> **WHAT THIS TASK INVOLVES**
Look through the data for the string "chart". Copy every line where it is found.

> **SUPPLIED RECORDS**
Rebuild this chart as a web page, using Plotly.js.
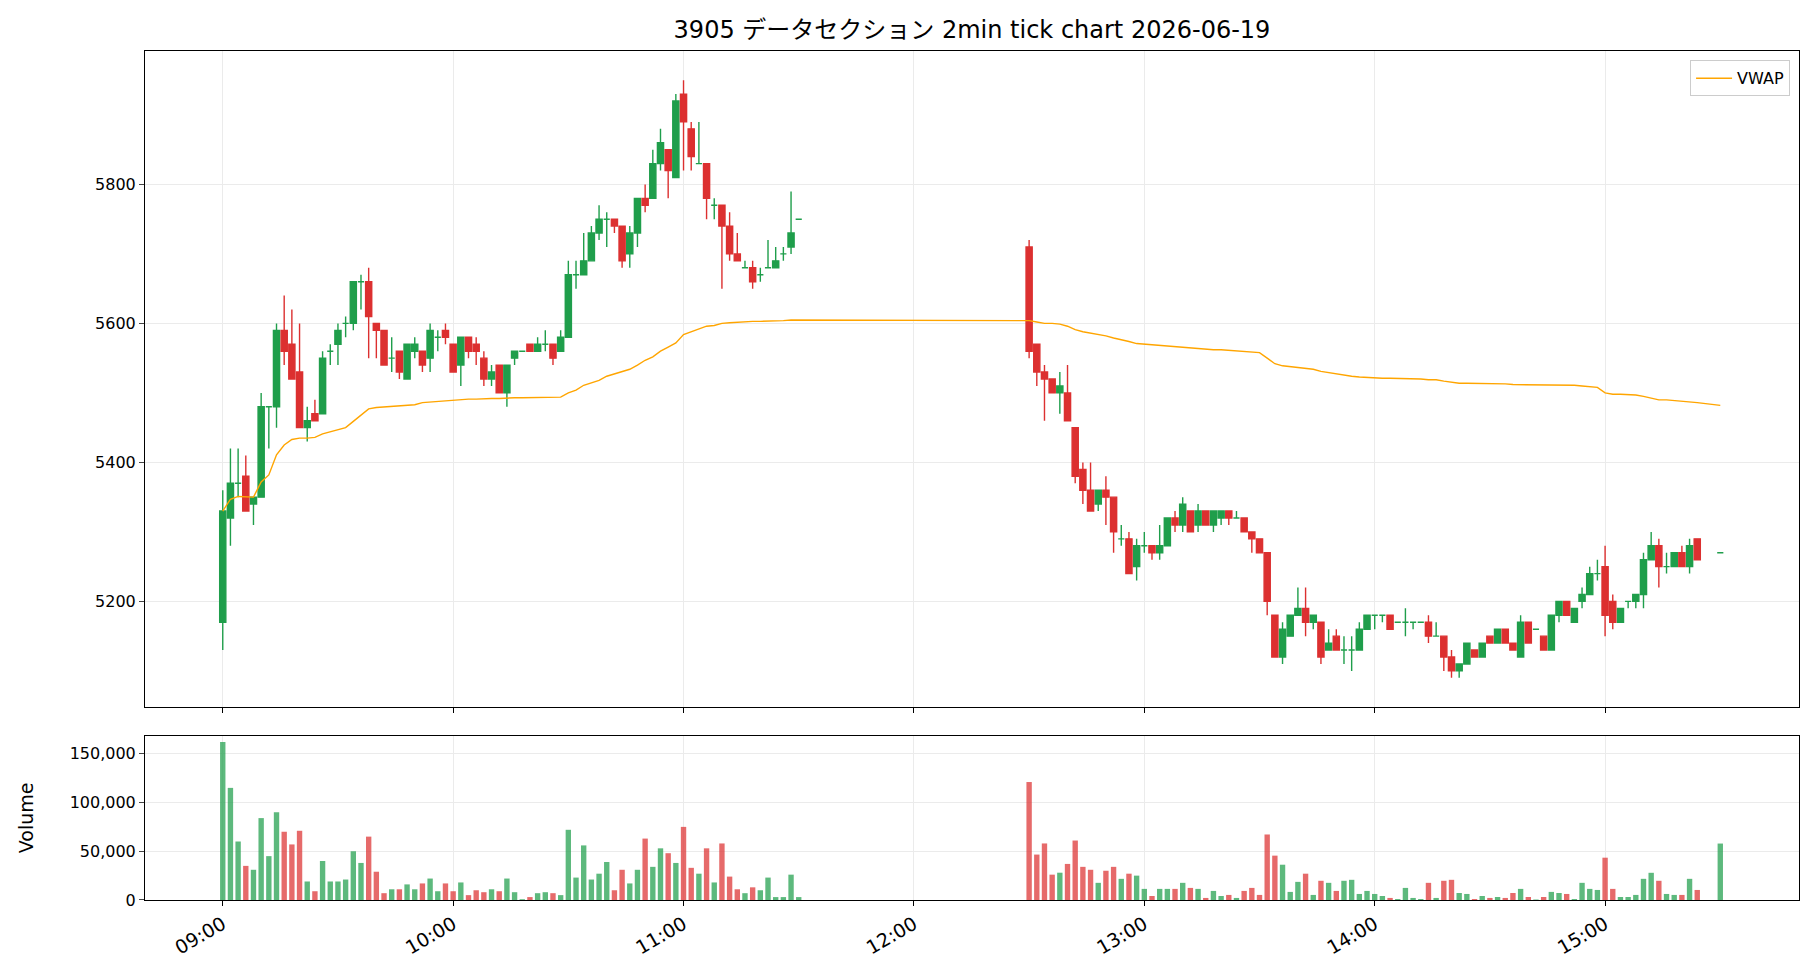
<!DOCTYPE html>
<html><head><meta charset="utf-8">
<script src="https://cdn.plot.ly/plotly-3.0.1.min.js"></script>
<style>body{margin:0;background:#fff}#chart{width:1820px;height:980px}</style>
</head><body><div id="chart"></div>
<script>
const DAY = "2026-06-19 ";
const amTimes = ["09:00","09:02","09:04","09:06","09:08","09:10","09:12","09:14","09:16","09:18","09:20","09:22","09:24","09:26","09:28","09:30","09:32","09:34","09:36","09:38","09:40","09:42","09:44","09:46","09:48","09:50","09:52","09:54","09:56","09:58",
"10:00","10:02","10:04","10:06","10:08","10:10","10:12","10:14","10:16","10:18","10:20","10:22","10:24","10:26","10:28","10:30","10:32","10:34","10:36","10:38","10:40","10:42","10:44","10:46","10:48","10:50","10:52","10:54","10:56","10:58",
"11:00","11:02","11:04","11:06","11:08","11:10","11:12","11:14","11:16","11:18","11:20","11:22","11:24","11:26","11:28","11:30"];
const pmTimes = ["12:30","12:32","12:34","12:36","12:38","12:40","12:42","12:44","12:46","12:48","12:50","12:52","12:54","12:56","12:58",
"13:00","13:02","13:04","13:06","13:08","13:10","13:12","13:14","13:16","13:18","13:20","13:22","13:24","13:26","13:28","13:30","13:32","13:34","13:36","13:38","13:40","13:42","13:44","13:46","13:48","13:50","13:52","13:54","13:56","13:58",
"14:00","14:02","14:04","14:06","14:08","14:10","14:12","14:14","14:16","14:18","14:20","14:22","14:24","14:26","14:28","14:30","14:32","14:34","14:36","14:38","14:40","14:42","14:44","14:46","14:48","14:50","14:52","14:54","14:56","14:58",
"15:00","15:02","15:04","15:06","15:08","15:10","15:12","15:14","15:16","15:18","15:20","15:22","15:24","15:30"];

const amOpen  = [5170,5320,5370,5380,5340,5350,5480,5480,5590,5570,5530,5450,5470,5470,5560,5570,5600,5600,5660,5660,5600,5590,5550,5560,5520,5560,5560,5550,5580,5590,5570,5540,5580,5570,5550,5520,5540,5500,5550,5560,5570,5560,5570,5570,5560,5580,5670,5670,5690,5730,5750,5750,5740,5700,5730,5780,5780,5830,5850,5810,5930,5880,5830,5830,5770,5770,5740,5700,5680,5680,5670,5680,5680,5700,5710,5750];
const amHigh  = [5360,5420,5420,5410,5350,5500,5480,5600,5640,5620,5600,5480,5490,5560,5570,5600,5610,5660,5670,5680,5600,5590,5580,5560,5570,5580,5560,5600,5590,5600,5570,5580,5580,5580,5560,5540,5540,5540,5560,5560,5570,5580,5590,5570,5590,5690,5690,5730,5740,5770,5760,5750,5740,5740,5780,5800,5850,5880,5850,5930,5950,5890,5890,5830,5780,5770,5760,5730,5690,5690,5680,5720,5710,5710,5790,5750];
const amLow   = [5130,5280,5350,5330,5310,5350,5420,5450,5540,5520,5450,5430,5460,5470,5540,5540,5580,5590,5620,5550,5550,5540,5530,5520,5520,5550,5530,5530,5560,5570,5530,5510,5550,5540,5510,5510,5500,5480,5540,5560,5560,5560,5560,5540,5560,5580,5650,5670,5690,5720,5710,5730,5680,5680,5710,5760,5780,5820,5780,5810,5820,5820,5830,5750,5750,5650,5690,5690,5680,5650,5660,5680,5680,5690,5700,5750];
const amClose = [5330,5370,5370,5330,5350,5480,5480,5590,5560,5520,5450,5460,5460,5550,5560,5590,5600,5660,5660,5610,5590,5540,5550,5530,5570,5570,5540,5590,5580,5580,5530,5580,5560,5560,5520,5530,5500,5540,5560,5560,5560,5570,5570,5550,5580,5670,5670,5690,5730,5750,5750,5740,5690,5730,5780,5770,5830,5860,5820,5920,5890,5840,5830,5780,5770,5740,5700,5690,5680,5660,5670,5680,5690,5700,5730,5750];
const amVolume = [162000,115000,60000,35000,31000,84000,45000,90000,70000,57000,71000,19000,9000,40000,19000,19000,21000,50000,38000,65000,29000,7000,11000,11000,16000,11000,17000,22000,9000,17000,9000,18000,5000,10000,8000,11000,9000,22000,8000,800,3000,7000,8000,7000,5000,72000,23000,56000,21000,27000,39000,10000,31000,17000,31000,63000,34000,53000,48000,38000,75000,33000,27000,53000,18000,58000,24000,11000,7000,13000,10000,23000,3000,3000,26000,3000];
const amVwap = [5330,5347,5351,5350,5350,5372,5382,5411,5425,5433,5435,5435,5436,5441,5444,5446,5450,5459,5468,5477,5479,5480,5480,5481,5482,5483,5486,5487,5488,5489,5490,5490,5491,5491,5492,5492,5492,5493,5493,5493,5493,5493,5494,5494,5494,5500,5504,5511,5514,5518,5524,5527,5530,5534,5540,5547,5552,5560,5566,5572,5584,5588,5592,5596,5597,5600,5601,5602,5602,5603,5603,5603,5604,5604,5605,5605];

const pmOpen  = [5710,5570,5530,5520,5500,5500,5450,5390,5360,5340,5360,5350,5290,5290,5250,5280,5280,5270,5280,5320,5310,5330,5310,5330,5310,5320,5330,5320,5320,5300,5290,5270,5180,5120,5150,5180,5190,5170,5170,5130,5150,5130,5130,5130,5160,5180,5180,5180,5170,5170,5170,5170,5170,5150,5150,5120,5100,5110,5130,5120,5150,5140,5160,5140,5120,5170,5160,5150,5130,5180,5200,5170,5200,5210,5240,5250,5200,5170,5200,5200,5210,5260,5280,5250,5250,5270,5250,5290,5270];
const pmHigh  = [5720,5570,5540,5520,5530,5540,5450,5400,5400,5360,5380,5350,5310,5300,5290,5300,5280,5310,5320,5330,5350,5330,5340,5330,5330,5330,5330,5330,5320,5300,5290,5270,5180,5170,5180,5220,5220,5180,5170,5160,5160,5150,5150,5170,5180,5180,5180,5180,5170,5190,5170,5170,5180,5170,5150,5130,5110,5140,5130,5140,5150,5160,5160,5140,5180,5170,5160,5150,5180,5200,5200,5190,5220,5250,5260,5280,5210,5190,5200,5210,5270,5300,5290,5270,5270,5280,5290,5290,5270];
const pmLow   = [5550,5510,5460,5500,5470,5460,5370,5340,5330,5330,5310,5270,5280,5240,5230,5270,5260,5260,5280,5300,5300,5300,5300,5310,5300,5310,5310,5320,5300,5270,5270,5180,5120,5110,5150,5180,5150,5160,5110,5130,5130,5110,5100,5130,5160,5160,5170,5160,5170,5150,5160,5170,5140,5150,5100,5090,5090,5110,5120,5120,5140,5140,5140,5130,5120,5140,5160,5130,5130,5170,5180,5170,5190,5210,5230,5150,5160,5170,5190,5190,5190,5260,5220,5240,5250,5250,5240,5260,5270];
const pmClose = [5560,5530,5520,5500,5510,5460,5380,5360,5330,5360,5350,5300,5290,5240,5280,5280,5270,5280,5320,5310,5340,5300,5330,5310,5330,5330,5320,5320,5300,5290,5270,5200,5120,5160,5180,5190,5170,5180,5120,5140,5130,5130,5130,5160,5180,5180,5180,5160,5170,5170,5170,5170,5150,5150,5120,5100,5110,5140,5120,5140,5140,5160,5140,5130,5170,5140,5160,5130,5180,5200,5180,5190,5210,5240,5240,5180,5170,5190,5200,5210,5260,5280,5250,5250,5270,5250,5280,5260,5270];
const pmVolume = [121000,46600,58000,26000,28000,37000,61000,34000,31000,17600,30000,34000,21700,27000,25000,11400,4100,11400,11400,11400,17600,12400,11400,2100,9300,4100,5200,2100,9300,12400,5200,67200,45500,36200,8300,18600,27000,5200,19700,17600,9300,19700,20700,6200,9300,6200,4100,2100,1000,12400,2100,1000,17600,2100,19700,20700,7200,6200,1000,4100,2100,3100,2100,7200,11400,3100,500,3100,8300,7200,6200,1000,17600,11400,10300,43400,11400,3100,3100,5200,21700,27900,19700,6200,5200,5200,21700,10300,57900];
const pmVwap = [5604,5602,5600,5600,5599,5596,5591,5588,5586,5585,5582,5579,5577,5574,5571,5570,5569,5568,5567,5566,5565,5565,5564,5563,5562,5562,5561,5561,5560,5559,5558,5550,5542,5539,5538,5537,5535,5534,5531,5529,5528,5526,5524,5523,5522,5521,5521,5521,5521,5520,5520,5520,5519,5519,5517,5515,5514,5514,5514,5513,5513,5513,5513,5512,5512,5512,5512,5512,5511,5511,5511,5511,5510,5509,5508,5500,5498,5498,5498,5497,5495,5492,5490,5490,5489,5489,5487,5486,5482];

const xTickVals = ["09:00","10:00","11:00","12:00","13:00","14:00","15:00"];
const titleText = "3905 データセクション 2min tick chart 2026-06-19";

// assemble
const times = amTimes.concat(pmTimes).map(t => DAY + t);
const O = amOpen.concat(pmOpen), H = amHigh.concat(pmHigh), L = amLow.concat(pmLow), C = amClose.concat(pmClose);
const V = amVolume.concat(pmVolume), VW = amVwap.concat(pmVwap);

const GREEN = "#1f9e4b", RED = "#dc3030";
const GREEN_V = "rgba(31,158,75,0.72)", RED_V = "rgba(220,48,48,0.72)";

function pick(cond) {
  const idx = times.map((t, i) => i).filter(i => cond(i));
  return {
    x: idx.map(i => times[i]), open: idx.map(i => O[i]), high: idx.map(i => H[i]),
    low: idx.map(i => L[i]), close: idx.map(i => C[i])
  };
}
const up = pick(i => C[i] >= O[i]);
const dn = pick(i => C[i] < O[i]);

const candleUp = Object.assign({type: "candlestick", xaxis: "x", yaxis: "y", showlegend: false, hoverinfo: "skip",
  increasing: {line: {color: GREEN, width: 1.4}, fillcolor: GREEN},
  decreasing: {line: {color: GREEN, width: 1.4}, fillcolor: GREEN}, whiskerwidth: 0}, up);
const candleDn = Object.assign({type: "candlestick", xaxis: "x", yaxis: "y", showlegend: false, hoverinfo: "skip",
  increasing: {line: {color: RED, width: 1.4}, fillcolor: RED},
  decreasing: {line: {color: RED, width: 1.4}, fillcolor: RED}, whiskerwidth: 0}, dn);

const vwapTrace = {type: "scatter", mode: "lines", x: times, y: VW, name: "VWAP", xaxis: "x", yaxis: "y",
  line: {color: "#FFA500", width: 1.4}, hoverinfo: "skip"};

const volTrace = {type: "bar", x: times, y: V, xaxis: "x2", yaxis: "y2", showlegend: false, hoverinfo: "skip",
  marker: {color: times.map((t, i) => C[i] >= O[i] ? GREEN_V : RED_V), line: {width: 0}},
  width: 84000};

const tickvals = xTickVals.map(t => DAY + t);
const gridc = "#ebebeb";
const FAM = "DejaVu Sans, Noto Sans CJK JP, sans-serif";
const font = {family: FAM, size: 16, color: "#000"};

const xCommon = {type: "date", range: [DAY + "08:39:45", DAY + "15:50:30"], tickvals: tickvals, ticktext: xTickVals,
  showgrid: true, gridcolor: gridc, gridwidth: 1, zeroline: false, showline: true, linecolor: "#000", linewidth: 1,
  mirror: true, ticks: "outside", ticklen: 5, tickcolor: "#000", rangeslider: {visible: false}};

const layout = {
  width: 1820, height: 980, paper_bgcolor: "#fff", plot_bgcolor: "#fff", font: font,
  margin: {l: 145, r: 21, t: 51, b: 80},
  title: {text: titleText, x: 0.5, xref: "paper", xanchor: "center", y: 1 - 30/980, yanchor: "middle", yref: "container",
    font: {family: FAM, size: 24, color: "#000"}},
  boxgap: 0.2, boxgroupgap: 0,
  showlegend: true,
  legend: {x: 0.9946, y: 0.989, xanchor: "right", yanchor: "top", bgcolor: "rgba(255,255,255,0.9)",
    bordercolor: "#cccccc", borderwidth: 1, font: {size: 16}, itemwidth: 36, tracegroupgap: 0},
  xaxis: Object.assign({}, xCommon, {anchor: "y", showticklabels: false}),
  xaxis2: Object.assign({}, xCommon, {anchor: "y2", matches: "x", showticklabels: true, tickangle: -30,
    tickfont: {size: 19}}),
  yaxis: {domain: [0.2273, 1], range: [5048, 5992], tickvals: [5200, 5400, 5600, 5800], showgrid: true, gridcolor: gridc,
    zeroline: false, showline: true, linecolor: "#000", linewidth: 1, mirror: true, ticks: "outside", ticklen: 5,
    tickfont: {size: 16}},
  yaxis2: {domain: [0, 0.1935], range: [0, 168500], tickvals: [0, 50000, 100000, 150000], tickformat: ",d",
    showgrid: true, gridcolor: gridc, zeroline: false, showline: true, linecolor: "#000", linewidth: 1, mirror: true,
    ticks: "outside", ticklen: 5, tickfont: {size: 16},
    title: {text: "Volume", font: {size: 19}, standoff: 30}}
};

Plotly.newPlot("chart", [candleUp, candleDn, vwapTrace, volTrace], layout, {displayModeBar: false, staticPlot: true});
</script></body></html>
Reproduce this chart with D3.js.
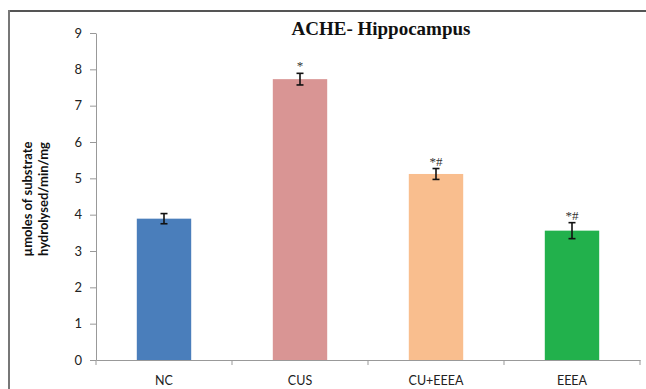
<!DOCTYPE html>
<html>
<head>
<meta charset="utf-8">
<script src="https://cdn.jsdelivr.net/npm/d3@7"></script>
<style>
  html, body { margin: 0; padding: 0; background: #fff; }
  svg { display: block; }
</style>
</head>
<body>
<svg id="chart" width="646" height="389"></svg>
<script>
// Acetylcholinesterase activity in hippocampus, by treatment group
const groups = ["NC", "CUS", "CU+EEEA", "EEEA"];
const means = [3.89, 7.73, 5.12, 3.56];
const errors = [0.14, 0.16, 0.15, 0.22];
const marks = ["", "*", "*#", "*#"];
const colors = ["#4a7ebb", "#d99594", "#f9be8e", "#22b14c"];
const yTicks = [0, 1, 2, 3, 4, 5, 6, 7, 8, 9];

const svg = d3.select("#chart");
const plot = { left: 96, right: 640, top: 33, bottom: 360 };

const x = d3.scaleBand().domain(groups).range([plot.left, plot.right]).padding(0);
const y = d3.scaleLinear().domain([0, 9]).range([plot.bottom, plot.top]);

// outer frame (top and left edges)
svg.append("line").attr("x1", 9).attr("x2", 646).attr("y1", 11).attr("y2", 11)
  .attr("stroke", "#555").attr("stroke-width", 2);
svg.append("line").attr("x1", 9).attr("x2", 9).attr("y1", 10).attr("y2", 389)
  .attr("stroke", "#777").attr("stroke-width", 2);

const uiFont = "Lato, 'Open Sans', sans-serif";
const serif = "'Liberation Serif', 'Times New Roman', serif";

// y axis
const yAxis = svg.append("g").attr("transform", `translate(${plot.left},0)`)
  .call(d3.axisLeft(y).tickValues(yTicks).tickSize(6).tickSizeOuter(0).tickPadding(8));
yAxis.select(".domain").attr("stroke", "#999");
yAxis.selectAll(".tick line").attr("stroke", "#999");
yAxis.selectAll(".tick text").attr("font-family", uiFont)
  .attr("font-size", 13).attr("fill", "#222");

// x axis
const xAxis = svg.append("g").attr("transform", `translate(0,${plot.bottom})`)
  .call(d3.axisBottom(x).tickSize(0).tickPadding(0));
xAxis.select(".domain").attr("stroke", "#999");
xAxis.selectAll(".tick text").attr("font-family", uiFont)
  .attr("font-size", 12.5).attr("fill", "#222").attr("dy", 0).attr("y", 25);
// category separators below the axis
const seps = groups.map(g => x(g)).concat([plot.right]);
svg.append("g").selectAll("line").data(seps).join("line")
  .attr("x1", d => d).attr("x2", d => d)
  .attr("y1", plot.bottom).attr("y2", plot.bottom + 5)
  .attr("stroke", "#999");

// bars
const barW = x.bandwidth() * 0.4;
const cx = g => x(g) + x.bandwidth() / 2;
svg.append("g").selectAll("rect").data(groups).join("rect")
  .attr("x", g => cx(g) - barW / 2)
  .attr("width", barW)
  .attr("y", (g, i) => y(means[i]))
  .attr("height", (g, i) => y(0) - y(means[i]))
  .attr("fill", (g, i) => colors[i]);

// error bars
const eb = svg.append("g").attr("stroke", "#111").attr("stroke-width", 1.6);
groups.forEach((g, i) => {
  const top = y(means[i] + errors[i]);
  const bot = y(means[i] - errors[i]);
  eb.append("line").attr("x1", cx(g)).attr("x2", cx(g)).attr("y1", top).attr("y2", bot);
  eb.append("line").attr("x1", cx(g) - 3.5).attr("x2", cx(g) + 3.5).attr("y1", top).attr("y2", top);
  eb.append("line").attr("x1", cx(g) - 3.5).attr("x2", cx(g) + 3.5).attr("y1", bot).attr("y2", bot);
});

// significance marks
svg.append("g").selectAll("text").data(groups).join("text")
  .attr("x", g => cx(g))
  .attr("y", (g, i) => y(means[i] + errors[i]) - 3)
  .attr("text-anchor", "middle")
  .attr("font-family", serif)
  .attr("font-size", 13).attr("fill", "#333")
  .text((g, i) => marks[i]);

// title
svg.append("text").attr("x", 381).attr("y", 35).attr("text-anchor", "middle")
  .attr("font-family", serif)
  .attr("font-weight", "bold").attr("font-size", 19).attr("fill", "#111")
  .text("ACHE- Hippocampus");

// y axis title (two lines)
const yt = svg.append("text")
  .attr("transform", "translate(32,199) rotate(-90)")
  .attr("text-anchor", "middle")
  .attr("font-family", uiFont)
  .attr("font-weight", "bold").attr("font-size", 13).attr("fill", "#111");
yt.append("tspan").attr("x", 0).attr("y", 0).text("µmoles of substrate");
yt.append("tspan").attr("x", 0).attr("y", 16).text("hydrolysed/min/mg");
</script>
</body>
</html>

> **FINISHED EXERCISE**
Rebuild this chart as a web page, using Plotly.js.
<style>body{margin:0;background:#fff}#chart{width:1820px;height:980px}</style>
</head><body><div id="chart"></div>
const titleText = "3905 データセクション 2min tick chart 2026-06-19";
Plotly.newPlot("chart", [candleUp, candleDn, vwapTrace, volTrace], layout, {displayModeBar: false, staticPlot: true});
Reproduce this chart with D3.js.
<svg id="chart" width="646" height="389"></svg>
const svg = d3.select("#chart");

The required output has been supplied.